▶ Data

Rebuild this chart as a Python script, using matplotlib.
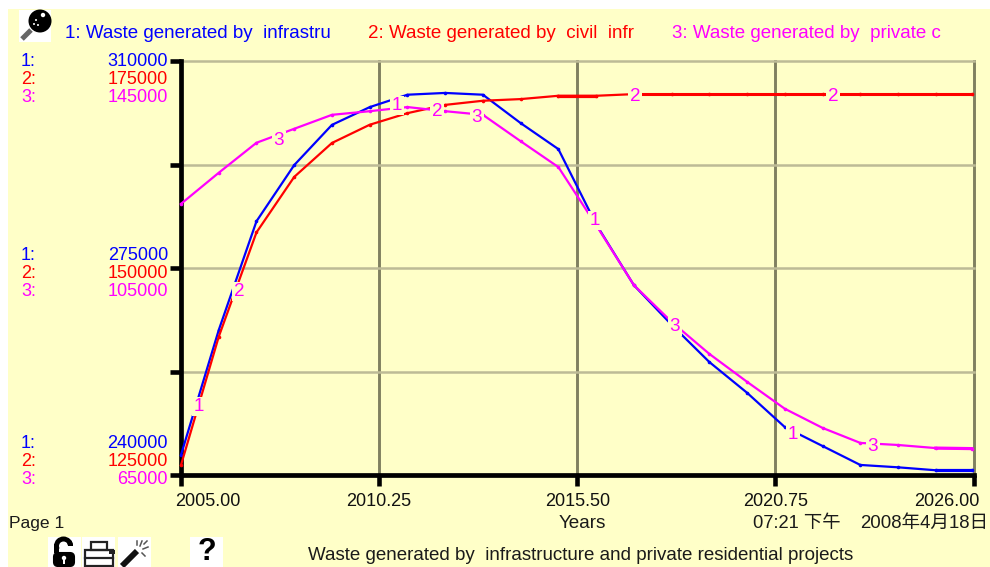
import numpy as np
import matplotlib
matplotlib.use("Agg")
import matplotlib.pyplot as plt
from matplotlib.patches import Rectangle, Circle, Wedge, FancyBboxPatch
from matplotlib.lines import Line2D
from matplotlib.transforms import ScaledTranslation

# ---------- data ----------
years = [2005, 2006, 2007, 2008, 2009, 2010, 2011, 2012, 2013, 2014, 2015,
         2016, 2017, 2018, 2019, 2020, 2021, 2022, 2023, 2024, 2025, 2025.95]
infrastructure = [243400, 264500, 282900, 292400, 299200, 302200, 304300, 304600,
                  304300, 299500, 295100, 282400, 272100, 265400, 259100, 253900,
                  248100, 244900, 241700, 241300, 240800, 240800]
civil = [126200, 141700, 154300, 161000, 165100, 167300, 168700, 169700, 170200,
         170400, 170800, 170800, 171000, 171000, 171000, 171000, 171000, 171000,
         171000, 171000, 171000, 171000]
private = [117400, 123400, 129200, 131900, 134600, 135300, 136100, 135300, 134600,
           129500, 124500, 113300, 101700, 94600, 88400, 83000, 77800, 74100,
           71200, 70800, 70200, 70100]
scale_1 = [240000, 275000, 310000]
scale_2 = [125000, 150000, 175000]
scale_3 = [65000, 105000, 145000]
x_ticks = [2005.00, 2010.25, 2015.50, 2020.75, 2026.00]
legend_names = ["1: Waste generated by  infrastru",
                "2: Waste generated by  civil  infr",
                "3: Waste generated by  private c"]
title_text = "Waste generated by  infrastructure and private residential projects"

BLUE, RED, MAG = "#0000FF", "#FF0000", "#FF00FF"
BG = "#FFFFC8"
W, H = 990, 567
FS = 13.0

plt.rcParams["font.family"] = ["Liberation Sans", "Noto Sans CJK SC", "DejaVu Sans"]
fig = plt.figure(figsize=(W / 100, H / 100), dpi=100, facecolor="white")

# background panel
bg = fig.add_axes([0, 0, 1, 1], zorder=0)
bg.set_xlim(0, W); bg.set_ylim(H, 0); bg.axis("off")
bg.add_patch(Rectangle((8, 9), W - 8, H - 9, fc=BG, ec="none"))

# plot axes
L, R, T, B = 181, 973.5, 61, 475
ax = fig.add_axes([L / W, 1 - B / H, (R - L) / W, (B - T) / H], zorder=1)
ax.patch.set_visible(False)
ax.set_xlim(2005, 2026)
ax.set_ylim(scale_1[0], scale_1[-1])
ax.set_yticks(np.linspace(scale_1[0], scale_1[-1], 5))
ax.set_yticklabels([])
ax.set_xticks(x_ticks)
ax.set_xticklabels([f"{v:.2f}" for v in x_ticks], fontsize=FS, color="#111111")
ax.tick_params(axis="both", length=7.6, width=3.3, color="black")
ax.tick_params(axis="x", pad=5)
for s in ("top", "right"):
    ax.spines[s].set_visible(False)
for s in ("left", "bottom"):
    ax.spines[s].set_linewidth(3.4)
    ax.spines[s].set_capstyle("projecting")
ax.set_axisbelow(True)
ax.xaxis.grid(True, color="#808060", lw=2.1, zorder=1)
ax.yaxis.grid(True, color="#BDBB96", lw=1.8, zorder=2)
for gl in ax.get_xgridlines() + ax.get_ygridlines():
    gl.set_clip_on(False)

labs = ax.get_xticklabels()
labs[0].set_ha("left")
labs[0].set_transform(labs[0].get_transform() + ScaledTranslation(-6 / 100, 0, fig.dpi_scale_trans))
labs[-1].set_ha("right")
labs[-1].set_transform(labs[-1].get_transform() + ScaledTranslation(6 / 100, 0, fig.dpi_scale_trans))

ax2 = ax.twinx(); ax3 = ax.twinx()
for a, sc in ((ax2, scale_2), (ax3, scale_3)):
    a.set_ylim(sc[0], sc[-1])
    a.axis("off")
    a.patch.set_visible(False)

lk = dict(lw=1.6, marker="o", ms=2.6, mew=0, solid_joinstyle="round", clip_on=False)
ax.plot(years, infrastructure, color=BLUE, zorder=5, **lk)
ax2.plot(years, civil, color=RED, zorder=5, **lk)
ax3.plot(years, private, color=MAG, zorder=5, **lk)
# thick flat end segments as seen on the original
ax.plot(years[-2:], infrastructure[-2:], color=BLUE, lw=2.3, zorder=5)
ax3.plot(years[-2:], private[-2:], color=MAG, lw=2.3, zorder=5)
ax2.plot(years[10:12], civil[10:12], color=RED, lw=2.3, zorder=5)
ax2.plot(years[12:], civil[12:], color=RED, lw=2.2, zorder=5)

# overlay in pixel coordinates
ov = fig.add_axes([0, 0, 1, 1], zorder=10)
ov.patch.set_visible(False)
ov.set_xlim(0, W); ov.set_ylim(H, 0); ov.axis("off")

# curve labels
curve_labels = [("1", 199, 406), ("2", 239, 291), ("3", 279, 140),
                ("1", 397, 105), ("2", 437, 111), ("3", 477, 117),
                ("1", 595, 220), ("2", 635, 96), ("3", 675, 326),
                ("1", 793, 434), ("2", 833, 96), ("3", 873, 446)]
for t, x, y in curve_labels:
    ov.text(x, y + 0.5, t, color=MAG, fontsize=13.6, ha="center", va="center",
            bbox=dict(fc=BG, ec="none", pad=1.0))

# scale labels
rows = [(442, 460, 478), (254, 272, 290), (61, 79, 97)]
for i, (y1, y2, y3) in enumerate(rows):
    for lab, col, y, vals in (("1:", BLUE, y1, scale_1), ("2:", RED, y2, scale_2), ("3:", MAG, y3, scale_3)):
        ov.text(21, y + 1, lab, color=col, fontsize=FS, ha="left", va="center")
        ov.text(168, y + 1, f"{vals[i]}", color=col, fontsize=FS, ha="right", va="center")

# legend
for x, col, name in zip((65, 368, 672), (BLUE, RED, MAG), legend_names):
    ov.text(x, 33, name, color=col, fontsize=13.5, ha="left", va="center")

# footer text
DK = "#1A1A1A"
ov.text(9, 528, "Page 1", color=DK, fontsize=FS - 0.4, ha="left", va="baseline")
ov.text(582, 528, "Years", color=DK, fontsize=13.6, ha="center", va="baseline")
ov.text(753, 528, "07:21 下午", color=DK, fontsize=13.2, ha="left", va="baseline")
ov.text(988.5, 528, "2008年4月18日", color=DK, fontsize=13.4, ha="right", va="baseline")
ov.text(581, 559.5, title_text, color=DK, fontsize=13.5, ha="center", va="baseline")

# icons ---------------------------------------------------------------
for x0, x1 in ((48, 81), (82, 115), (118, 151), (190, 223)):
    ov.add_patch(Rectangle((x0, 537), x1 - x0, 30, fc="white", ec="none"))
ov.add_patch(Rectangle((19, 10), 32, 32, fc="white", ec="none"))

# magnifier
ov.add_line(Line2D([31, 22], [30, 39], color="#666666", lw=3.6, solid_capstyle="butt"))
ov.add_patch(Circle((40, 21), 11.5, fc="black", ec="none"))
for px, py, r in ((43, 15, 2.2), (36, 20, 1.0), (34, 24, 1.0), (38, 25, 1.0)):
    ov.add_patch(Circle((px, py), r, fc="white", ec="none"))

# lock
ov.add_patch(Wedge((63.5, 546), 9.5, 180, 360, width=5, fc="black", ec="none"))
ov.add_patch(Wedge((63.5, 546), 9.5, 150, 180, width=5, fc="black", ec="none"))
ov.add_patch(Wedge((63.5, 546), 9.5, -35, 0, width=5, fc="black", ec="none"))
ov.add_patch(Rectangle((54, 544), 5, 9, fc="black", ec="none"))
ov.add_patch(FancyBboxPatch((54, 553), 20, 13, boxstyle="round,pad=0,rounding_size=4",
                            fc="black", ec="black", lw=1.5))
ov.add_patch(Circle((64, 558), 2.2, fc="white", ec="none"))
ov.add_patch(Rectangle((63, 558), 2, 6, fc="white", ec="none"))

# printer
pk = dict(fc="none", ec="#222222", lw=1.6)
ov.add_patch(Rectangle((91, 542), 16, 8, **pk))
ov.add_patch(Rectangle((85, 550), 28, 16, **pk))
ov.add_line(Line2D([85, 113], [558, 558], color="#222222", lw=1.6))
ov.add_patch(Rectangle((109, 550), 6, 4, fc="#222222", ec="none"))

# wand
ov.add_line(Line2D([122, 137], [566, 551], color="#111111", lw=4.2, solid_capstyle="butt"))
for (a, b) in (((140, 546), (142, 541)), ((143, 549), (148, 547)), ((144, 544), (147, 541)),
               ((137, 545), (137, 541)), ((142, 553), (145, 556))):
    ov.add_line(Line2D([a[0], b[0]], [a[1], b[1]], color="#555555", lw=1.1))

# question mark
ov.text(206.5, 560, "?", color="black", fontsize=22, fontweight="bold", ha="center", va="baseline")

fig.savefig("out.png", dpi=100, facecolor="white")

▶ What is required
Only the lines from the start of the material through the line containing "from matplotlib.transforms import" should be transcribed. Pictures stay out.

▶ In response
Rebuild this chart as a Python script, using matplotlib.
import numpy as np
import matplotlib
matplotlib.use("Agg")
import matplotlib.pyplot as plt
from matplotlib.patches import Rectangle, Circle, Wedge, FancyBboxPatch
from matplotlib.lines import Line2D
from matplotlib.transforms import ScaledTranslation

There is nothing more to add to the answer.